Mike Ward, humoriste

«J'appuie Dieudonné. Je veux vivre dans un monde où la liberté d'expression existe encore même si ça veut dire entendre quelques jokes antisémites. La liberté d'expression est quelque chose de très fragile. Comme disait Evelyn Beatrice Hall dans son livre Friends of Voltaire: «Je ne suis pas d'accord avec ce que vous dites, mais je me battrai jusqu'au bout pour que vous ayez le droit de le dire.» Je suis contre ce que dit Dieudonné. Ça me choque. Je n'aime pas l'humour raciste et les blagues antisémites. Je ne paierai plus pour aller voir Dieudonné, mais c'est son droit de faire ça. La scène artistique a besoin d'une liberté d'expression absolue, sinon après, Jean-François Mercier n'aura plus le droit de faire des blagues sur les gros [...] et on ne fera plus que des blagues sur les bébés chats. Les artistes ont le droit de faire ce qu'ils font et moi, j'ai le droit de ne pas aimer.»
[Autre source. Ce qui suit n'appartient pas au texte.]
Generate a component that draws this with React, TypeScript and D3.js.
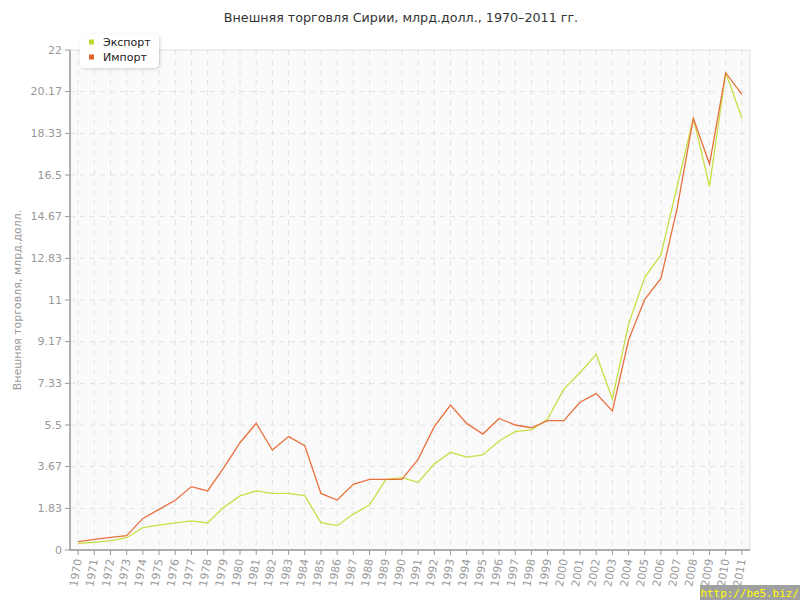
import React from "react";
import * as d3 from "d3";

const years = ["1970","1971","1972","1973","1974","1975","1976","1977","1978","1979","1980","1981","1982","1983","1984","1985","1986","1987","1988","1989","1990","1991","1992","1993","1994","1995","1996","1997","1998","1999","2000","2001","2002","2003","2004","2005","2006","2007","2008","2009","2010","2011"];
const exportValues = [0.29,0.34,0.41,0.54,0.98,1.09,1.19,1.28,1.19,1.88,2.38,2.60,2.49,2.49,2.39,1.20,1.07,1.58,1.98,3.11,3.18,2.98,3.78,4.30,4.09,4.18,4.80,5.21,5.29,5.76,7.08,7.80,8.61,6.65,9.94,12.0,12.98,16.0,19.0,16.0,21.0,19.0];
const importValues = [0.37,0.47,0.56,0.63,1.39,1.79,2.19,2.79,2.60,3.62,4.72,5.57,4.40,4.99,4.59,2.49,2.20,2.89,3.11,3.11,3.11,3.99,5.43,6.38,5.57,5.10,5.79,5.50,5.38,5.69,5.69,6.50,6.88,6.12,9.24,11.03,11.95,15.03,19.0,16.98,21.0,20.05];
const yTicks = [0,1.83,3.67,5.5,7.33,9.17,11,12.83,14.67,16.5,18.33,20.17,22];
const seriesNames = ["Экспорт","Импорт"];
const title = "Внешняя торговля Сирии, млрд.долл., 1970–2011 гг.";
const yLabel = "Внешняя торговля, млрд.долл.";

const W = 800, H = 600;
const L = 70, R = 750, T = 50, B = 550;
const FONT = "'DejaVu Sans', Verdana, sans-serif";

export default function App() {
  const x = d3.scalePoint<string>().domain(years).range([L, R]).padding(0.5);
  const y = d3.scaleLinear().domain([0, 22]).range([B, T]);
  const line = d3.line<number>().x((_, i) => x(years[i]) as number).y((d) => y(d));
  const expColor = "#c8df44";
  const impColor = "#e8703f";
  return (
    <div style={{ position: "absolute", left: 0, top: 0 }}>
      <svg width={W} height={H} style={{ display: "block", fontFamily: FONT }}>
        <defs>
          <filter id="sh" x="-20%" y="-20%" width="140%" height="160%">
            <feDropShadow dx="1" dy="1" stdDeviation="1.5" floodColor="#000" floodOpacity="0.18" />
          </filter>
        </defs>
        <rect width={W} height={H} fill="#fff" />
        <text x={401} y={22} textAnchor="middle" fontSize={12.7} fill="#333">{title}</text>
        <rect x={L} y={T} width={R - L} height={B - T} fill="#fafafa" stroke="#e0e0e0" />
        {years.map((yr) => (
          <line key={"gx" + yr} x1={x(yr)} x2={x(yr)} y1={T} y2={B} stroke="#e2e2e2" strokeDasharray="5,5" />
        ))}
        {yTicks.slice(1, -1).map((t) => (
          <line key={"gy" + t} x1={L} x2={R} y1={y(t)} y2={y(t)} stroke="#e2e2e2" strokeDasharray="5,5" />
        ))}
        <line x1={L} x2={L} y1={T} y2={B} stroke="#999" strokeWidth={1.5} />
        <line x1={L} x2={R} y1={B} y2={B} stroke="#999" strokeWidth={1.5} />
        {yTicks.map((t) => (
          <g key={"ty" + t}>
            <line x1={L - 5} x2={L} y1={y(t)} y2={y(t)} stroke="#999" />
            <text x={L - 8} y={y(t)} dy="0.35em" textAnchor="end" fontSize={11} fill="#999">{String(t)}</text>
          </g>
        ))}
        {years.map((yr) => (
          <g key={"tx" + yr}>
            <line x1={x(yr)} x2={x(yr)} y1={B} y2={B + 5} stroke="#999" />
            <text transform={`translate(${(x(yr) as number)},${B + 9}) rotate(-80)`} dy="0.35em" textAnchor="end" fontSize={11} fill="#999">{yr}</text>
          </g>
        ))}
        <text transform={`translate(21,${(T + B) / 2}) rotate(-90)`} textAnchor="middle" fontSize={11} fill="#999">{yLabel}</text>
        <path d={line(exportValues) || ""} fill="none" stroke={expColor} strokeWidth={1.3} />
        <path d={line(importValues) || ""} fill="none" stroke={impColor} strokeWidth={1.3} />
        <g filter="url(#sh)">
          <rect x={80} y={34} width={79} height={34} rx={5} fill="#fff" />
        </g>
        {seriesNames.map((n, i) => (
          <g key={n}>
            <rect x={89} y={39.5 + i * 15} width={5} height={5} fill={i === 0 ? "#b8d92a" : "#e0622b"} />
            <text x={103} y={42 + i * 15} dy="0.35em" fontSize={11} fill="#222">{n}</text>
          </g>
        ))}
        <rect x={700} y={585} width={100} height={15} fill="#a0a0a0" />
        <text x={700.5} y={597} fontSize={10.9} fill="#ffff00" fontFamily="'DejaVu Sans Mono', monospace">http://be5.biz/</text>
      </svg>
    </div>
  );
}
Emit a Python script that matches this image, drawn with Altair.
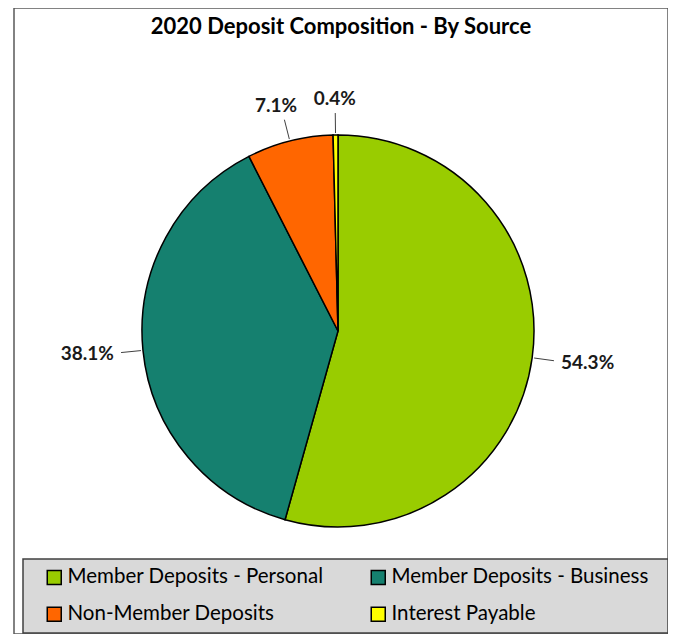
import altair as alt
import pandas as pd

# ---- data ----
categories = ["Member Deposits - Personal", "Member Deposits - Business",
              "Non-Member Deposits", "Interest Payable"]
shares = [54.3, 38.1, 7.1, 0.4]
labels = ["54.3%", "38.1%", "7.1%", "0.4%"]
colors = ["#99cc00", "#15806f", "#ff6600", "#ffff00"]
title_text = "2020 Deposit Composition - By Source"
# legend reads row by row in the reference (two columns, filled column-wise by Vega)
legend_order = [0, 2, 1, 3]

df = pd.DataFrame({
    "category": categories,
    "share": shares,
    "label": labels,
    "order": list(range(len(categories))),
})

legend_domain = [categories[i] for i in legend_order]
legend_range = [colors[i] for i in legend_order]

# ---- layout constants ----
W, H = 654, 626
CX, CY, R = 324, 323, 196
L_START, L_END = R + 2, R + 22
FONT = "Lato"

base = (
    alt.Chart(df)
    .transform_joinaggregate(total="sum(share)")
    .transform_window(cum="sum(share)", sort=[alt.SortField("order")], frame=[None, 0])
    .transform_calculate(
        mid="(datum.cum - datum.share / 2) / datum.total * 2 * PI",
    )
    .transform_calculate(
        ux="sin(datum.mid)",
        uy="-cos(datum.mid)",
    )
    .transform_calculate(
        lx1=f"{CX} + datum.ux * {L_START}",
        ly1=f"{CY} + datum.uy * {L_START}",
        lx2=f"{CX} + datum.ux * {L_END}",
        ly2=f"{CY} + datum.uy * {L_END}",
        tx=f"{CX} + datum.ux * ({L_END} + 34)",
        ty=f"{CY} + datum.uy * ({L_END} + 14)",
    )
)

arcs = base.mark_arc(stroke="black", strokeWidth=1.5, outerRadius=R).encode(
    theta=alt.Theta("share:Q", stack=True),
    order=alt.Order("order:Q"),
    color=alt.Color(
        "category:N",
        scale=alt.Scale(domain=legend_domain, range=legend_range),
        legend=alt.Legend(
            title=" ",
            titleOrient="right",
            titleFontSize=1,
            titleBaseline="top",
            titleAnchor="start",
            titlePadding=11,
            orient="none",
            legendX=9,
            legendY=551,
            columns=2,
            columnPadding=31,
            rowPadding=16,
            padding=8,
            fillColor="#d9d9d9",
            strokeColor="#404040",
            symbolType="square",
            symbolSize=196,
            symbolOffset=13,
            symbolStrokeColor="black",
            symbolStrokeWidth=1.5,
            labelFont=FONT,
            labelFontSize=20.5,
            labelColor="black",
            labelLimit=400,
            labelOffset=3,
        ),
    ),
    x=alt.value(CX),
    y=alt.value(CY),
)

rules = base.mark_rule(color="#404040", strokeWidth=1).encode(
    x=alt.X("lx1:Q", scale=None, axis=None),
    y=alt.Y("ly1:Q", scale=None, axis=None),
    x2="lx2:Q",
    y2="ly2:Q",
)

texts = base.mark_text(font=FONT, fontSize=19, fontWeight="bold", color="#1a1a1a").encode(
    x=alt.X("tx:Q", scale=None, axis=None),
    y=alt.Y("ty:Q", scale=None, axis=None),
    text="label:N",
)

chart = (
    alt.layer(arcs, rules, texts)
    .properties(
        width=W,
        height=H,
        autosize=alt.AutoSizeParams(type="none"),
        padding={"left": 6, "top": 0, "right": 0, "bottom": 0},
        title=alt.TitleParams(
            text=title_text,
            font=FONT,
            fontSize=22,
            fontWeight="bold",
            color="black",
            anchor="middle",
            frame="group",
            offset=-31,
        ),
    )
    .configure_view(stroke="#595959", strokeWidth=1.5, fill="white")
    .configure_legend(strokeWidth=1.5)
)

chart.save("out.html", embed_options={"renderer": "svg", "actions": False})
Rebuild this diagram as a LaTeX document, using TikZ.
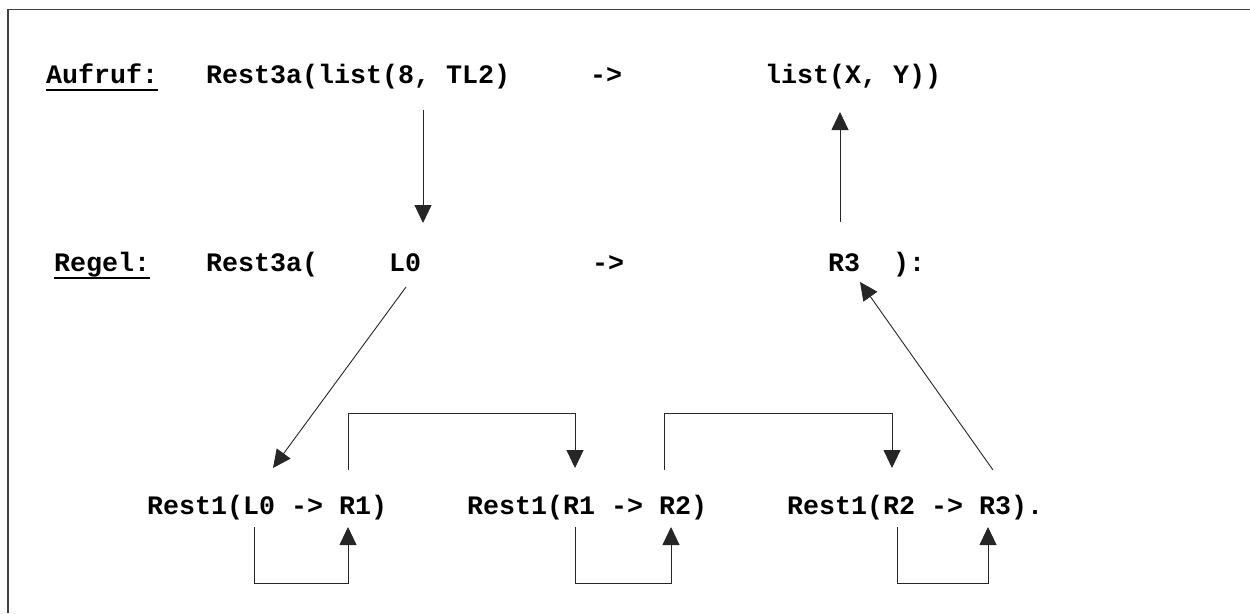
\documentclass[tikz,border=0pt]{standalone}
\usepackage{fontspec}
\newfontfamily\cour{Liberation Mono}
\usetikzlibrary{arrows.meta}
\begin{document}
\begin{tikzpicture}[x=1pt,y=-1pt,
  txt/.style={anchor=base west, inner sep=0pt, font=\cour\bfseries\fontsize{26.67}{30}\selectfont},
  conn/.style={line width=0.9pt, draw=black!85, -{Triangle[length=18pt,width=17pt]}},
  uline/.style={line width=1.6pt, draw=black},
  frame/.style={line width=1.4pt, draw=black!75}]
\useasboundingbox (0,0) rectangle (1250,613);
\draw[frame] (8,613) -- (8,9.5) -- (1250,9.5);
% row 1
\node[txt] (aufruf) at (46,83) {Aufruf:};
\node[txt] (call) at (206,83) {Rest3a(list(8, TL2)};
\node[txt] (arrA) at (590,83) {->};
\node[txt] (res) at (765,83) {list(X, Y))};
% row 2
\node[txt] (regel) at (54,271) {Regel:};
\node[txt] (rule) at (206,271) {Rest3a(};
\node[txt] (lzero) at (389,271) {L0};
\node[txt] (arrB) at (592,271) {->};
\node[txt] (rthree) at (828,271) {R3};
\node[txt] (close) at (893,271) {):};
% row 3
\node[txt] (ra) at (147,514) {Rest1(L0 -> R1)};
\node[txt] (rb) at (467,514) {Rest1(R1 -> R2)};
\node[txt] (rc) at (787,514) {Rest1(R2 -> R3).};
% underlines
\draw[uline] ([yshift=-7pt]aufruf.base west) -- ([yshift=-7pt]aufruf.base east);
\draw[uline] ([yshift=-7pt]regel.base west) -- ([yshift=-7pt]regel.base east);
% coordinates
\coordinate (d1s) at (423,110);
\coordinate (d1e) at (423,223);
\coordinate (u1s) at (840,222);
\coordinate (u1e) at (840,112);
\coordinate (g1s) at (406,287);
\coordinate (g1e) at (273,468);
\coordinate (g2s) at (993,470);
\coordinate (g2e) at (860,282);
% vertical arrows between rows 1 and 2
\draw[conn] (d1s) -- (d1e);
\draw[conn] (u1s) -- (u1e);
% diagonals
\draw[conn] (g1s) -- (g1e);
\draw[conn] (g2s) -- (g2e);
% brackets above
\draw[conn] (348,470) -- (348,413) -- (575,413) -- (575,468);
\draw[conn] (664,470) -- (664,413) -- (892,413) -- (892,468);
% loops below
\draw[conn] (254,527) -- (254,583) -- (348,583) -- (348,527);
\draw[conn] (575,527) -- (575,583) -- (671,583) -- (671,527);
\draw[conn] (897,527) -- (897,583) -- (988,583) -- (988,527);
\end{tikzpicture}
\end{document}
Guillaume Wagner, humoriste

«J'ai vu tous les spectacles de Dieudonné. Ils renferment parfois des points de vue choquants, mais aussi des moments remplis d'humanité, d'universalité et d'amour. Dieudonné est devenu avec le temps un humoriste un peu plus amer qui [voit] des complots un peu partout. Et certains groupes et individus sont décidés à lui fournir amplement assez de matériel pour s'imaginer ces complots. Le gouvernement français veut faire interdire un humoriste? Elle est bonne. L'histoire politique française est truffée de gestes bien pires que n'importe quels propos les plus extrêmes. Leur indignation morale est à prendre avec indignation. Toute voix qu'on fait taire, aussi discordante soit-elle, est une perte pour l'échange que doit constituer une société. Dieudonné soulève par l'outil de la provocation une multitude de points rarement soulevés dans le débat public.»